This week…
Your reading time is about 7 minutes. Let’s start.
It was World Internet Day on Friday and did you know that the official name for the United Nations is World Telecommunication and Information Society Day? Wow, what a mouthful! But before November 2006, it was just World Information Society Day. But that name only lasted a year. Since 17 May 1969 up until November 2005, the UN observed World Telecommunication Day annually. Things change.
Like many of you, I started using the Internet a long time ago. Like many of you, efficient computer and Internet use is an integral part of my work and personal life. Even though I am not a coder or a desktop gamer, I can use my laptop and the Internet with just keyboard shortcuts regardless of the operating system or web browser. (When I do use a mouse, I use my non-dominant hand; I went through a period where I thought it would be sensible to limit left-right asymmetry.)
I’d like to think that my browser and inbox hygiene are tip-top. For example, the only tab I leave open on my browser is my web-based email client, and I have zero unread messages. However, I have changed laptops and default browsers several times, and there is one bookmark folder that would always make the migration with me. Today, I will share some of its content with you, with no additional context:
Letting go by David Sedaris for New Yorker. (Archive link.)
Are you an asker or a guesser? by Oliver Burkeman for The Guardian.
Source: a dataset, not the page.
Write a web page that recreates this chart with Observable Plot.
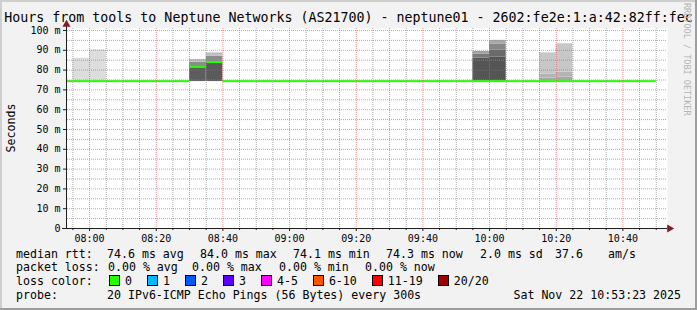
<!DOCTYPE html>
<html><head><meta charset="utf-8">
<script src="https://cdn.jsdelivr.net/npm/d3@7"></script>
<script src="https://cdn.jsdelivr.net/npm/@observablehq/plot@0.6"></script>
<style>
body{margin:0;background:#f2f2f2;}
#chart{position:relative;width:697px;height:310px;background:#f2f2f2;overflow:hidden;font-family:"DejaVu Sans Mono",monospace;color:#000;}
#chart svg{position:absolute;left:0;top:0;}
.abs{position:absolute;white-space:pre;}
.leg{position:absolute;font-size:11.6px;line-height:14px;white-space:pre;}
.sw{display:inline-block;width:9px;height:9px;border:1px solid #000;vertical-align:-1px;margin-right:5px;}
.it{margin-right:15px;}
</style></head><body><div id="chart"></div>
<script>
// ---- data ----
const titleText = "Hours from tools to Neptune Networks (AS21700) - neptune01 - 2602:fe2e:1:a:42:82ff:fec";
const yLabel = "Seconds";
const yTicks = [0,10,20,30,40,50,60,70,80,90,100];
const yTickLabels = ["0","10 m","20 m","30 m","40 m","50 m","60 m","70 m","80 m","90 m","100 m"];
const yMinorTicks = [5,15,25,35,45,55,65,75,85,95];
const xTickLabels = ["08:00","08:20","08:40","09:00","09:20","09:40","10:00","10:20","10:40"];
const timeStart = "07:53:23", timeEnd = "10:53:23";

// smoke layers (5-minute steps): start, low, high, density
const smokeTime = ["07:55","08:00","08:30","08:30","08:30","08:35","08:35","08:35","09:55","09:55","09:55","10:00","10:00","10:00","10:00","10:15","10:15","10:15","10:20","10:20","10:20"];
const smokeLow  = [74.5,74.5,74.2,81.6,84.0,74.2,84.0,87.0,74.5,86.0,88.0,74.5,86.5,90.0,93.0,74.5,76.0,78.0,74.5,76.5,79.0];
const smokeHigh = [86.0,90.2,81.6,84.0,85.4,84.0,87.0,88.7,86.0,88.0,89.4,86.5,90.0,93.0,95.0,76.0,78.0,88.7,76.5,79.0,93.3];
const smokeDensity = [0.02,0.02,0.80,0.51,0.22,0.82,0.51,0.20,0.85,0.62,0.39,0.85,0.72,0.54,0.34,0.34,0.27,0.15,0.34,0.27,0.15];

// median rtt per 5-minute step (ms)
const medianTime = ["07:50","07:55","08:00","08:05","08:10","08:15","08:20","08:25","08:30","08:35","08:40","08:45","08:50","08:55","09:00","09:05","09:10","09:15","09:20","09:25","09:30","09:35","09:40","09:45","09:50","09:55","10:00","10:05","10:10","10:15","10:20","10:25","10:30","10:35","10:40","10:45"];
const medianValue = [74.4,74.4,74.4,74.4,74.4,74.4,74.4,74.4,81.6,84.0,74.4,74.4,74.4,74.4,74.4,74.4,74.4,74.4,74.4,74.4,74.4,74.4,74.4,74.4,74.4,74.4,74.4,74.4,74.4,74.4,74.4,74.4,74.4,74.4,74.4,74.4];

const lossLabels = ["0","1","2","3","4-5","6-10","11-19","20/20"];
const lossColors = ["#26ff00","#00b8ff","#0059ff","#5e00ff","#ff00ff","#ff5500","#ff0000","#a10000"];

const rttItems  = ["median rtt:","74.6 ms avg","84.0 ms max","74.1 ms min","74.3 ms now","2.0 ms sd","37.6","am/s"];
const lossItems = ["packet loss:","0.00 % avg","0.00 % max","0.00 % min","0.00 % now"];
const probeItems = ["probe:","20 IPv6-ICMP Echo Pings (56 Bytes) every 300s"];
const lossKey = "loss color:";
const stamp = "Sat Nov 22 10:53:23 2025";
const watermark = "RRDTOOL / TOBI OETIKER";

// ---- build ----
const T = s => { const p = s.split(":").map(Number); return new Date(Date.UTC(2025,10,22,p[0],p[1],p[2]||0)); };
const x0 = T(timeStart), x1 = T(timeEnd);
const smoke = smokeTime.map((t,i)=>({t0:T(t), t1:d3.utcMinute.offset(T(t),5), lo:smokeLow[i], hi:smokeHigh[i], d:smokeDensity[i]}));
const med = medianTime.map((t,i)=>({t0:T(t), t1:d3.utcMinute.offset(T(t),5), v:medianValue[i]}));
const majorX = xTickLabels.map(T);
const minorX = d3.utcMinute.every(5).range(x0, x1).filter(d => d.getUTCMinutes() % 20 !== 0);
const gridMinor = {stroke:"#8f8f8f", strokeOpacity:0.75, strokeDasharray:"1,1"};
const gridMajor = {stroke:"#de4f4f", strokeOpacity:0.6, strokeDasharray:"1,1"};

const plot = Plot.plot({
  width: 697, height: 250,
  marginLeft: 67, marginRight: 30, marginTop: 28, marginBottom: 22,
  x: {type: "utc", domain: [x0, x1]},
  y: {domain: [0, 101]},
  color: {type: "linear", domain: [0, 1], range: ["#e0e0e0", "#3c3c3c"]},
  style: {background: "transparent", fontFamily: "DejaVu Sans Mono", fontSize: "10px", overflow: "visible", color: "#000"},
  marks: [
    Plot.frame({fill: "#fff", stroke: "none"}),
    Plot.rect(smoke, {x1: "t0", x2: "t1", y1: "lo", y2: "hi", fill: "d"}),
    Plot.ruleY(med, {y: "v", x1: "t0", x2: "t1", stroke: lossColors[0], strokeWidth: 2, clip: true}),
    Plot.gridY(yMinorTicks, gridMinor),
    Plot.gridX(minorX, gridMinor),
    Plot.gridY(yTicks.slice(1), gridMajor),
    Plot.gridX(majorX, gridMajor),
    Plot.axisY(yTicks, {tickFormat: d => yTickLabels[yTicks.indexOf(d)], tickSize: 3, tickPadding: 3, stroke: "#1f1f1f", label: null, dx: -1}),
    Plot.axisX(majorX, {tickFormat: d3.utcFormat("%H:%M"), tickSize: 3, tickPadding: 3, stroke: "#1f1f1f", label: null}),
    Plot.axisX(minorX, {tickFormat: () => "", tickSize: 2, stroke: "#1f1f1f", label: null}),
    Plot.ruleX([x0], {y1: 0, y2: 103, stroke: "#1f1f1f", dx: -1}),
    Plot.ruleY([0], {x1: () => new Date(+x0 - 90000), x2: () => x1, stroke: "#1f1f1f"}),
    Plot.dot([x0], {x: d => d, y: () => 103, symbol: "triangle", r: 3, fill: "#801f1f", stroke: "none", dx: -1}),
    Plot.dot([x1], {x: d => d, y: () => 0, symbol: "triangle", rotate: 90, r: 3, fill: "#801f1f", stroke: "none", dx: 2})
  ]
});

const chart = document.getElementById("chart");
chart.appendChild(plot);

function add(cls, css, text){ const el = document.createElement("div"); el.className = cls; el.style.cssText = css; if (text != null) el.textContent = text; chart.appendChild(el); return el; }

add("abs", "left:0;top:10px;width:697px;text-align:center;font-size:13.3px;line-height:16px;", titleText);
add("abs", "left:11px;top:128px;font-size:11.6px;line-height:14px;transform:translate(-50%,-50%) rotate(-90deg);", yLabel);
add("abs", "left:682px;top:3px;font-size:8.5px;color:#b4b4b4;writing-mode:vertical-rl;", watermark);

const rttX = [16,107,200,293,386,480,555,608];
rttItems.forEach((s,i)=>add("leg", `top:247px;left:${rttX[i]}px;`, s));
const lossX = [16,108,192,279,365];
lossItems.forEach((s,i)=>add("leg", `top:260px;left:${lossX[i]}px;`, s));
add("leg", "top:274px;left:16px;", lossKey);
const lc = add("leg", "top:274px;left:109px;", null);
lossLabels.forEach((l,i)=>{
  const it = document.createElement("span"); it.className = "it";
  const sw = document.createElement("span"); sw.className = "sw"; sw.style.background = lossColors[i];
  it.appendChild(sw); it.appendChild(document.createTextNode(l)); lc.appendChild(it);
});
add("leg", "top:288px;left:16px;", probeItems[0]);
add("leg", "top:288px;left:107px;", probeItems[1]);
add("leg", "top:288px;right:16px;", stamp);

// 3D border (shade A top/left, shade B bottom/right)
add("abs", "left:0;top:0;width:697px;height:2px;background:#cfcfcf;");
add("abs", "left:0;top:0;width:2px;height:310px;background:#cfcfcf;");
add("abs", "left:0;top:308px;width:697px;height:2px;background:#9e9e9e;");
add("abs", "left:695px;top:0;width:2px;height:310px;background:#9e9e9e;");
</script></body></html>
Why information can’t be the basis of reality by John Horgan for SciAm.
How doctors die by Ken Murray for Zócalo.
The ‘plain language’ movement wants to abolish bureaucratese. But what if regulations are obscure for a reason? by Leon Neyfakh for Boston Globe.
Sscoring the Olympic decathlon by Rhett Allain for Wired. (Archive link.)
As a doctor, I’d rather have HIV than diabetes by Max Pemberton for The Spectator. (Archive link.)
Imagine if the media covered alcohol like other drugs by German Lopez for Vox.
The needless complexity of academic writing by Victoria Clayton for The Atlantic. (Archive link.)
How a typo nearly derailed the Paris climate deal by John Vidal for The Guardian.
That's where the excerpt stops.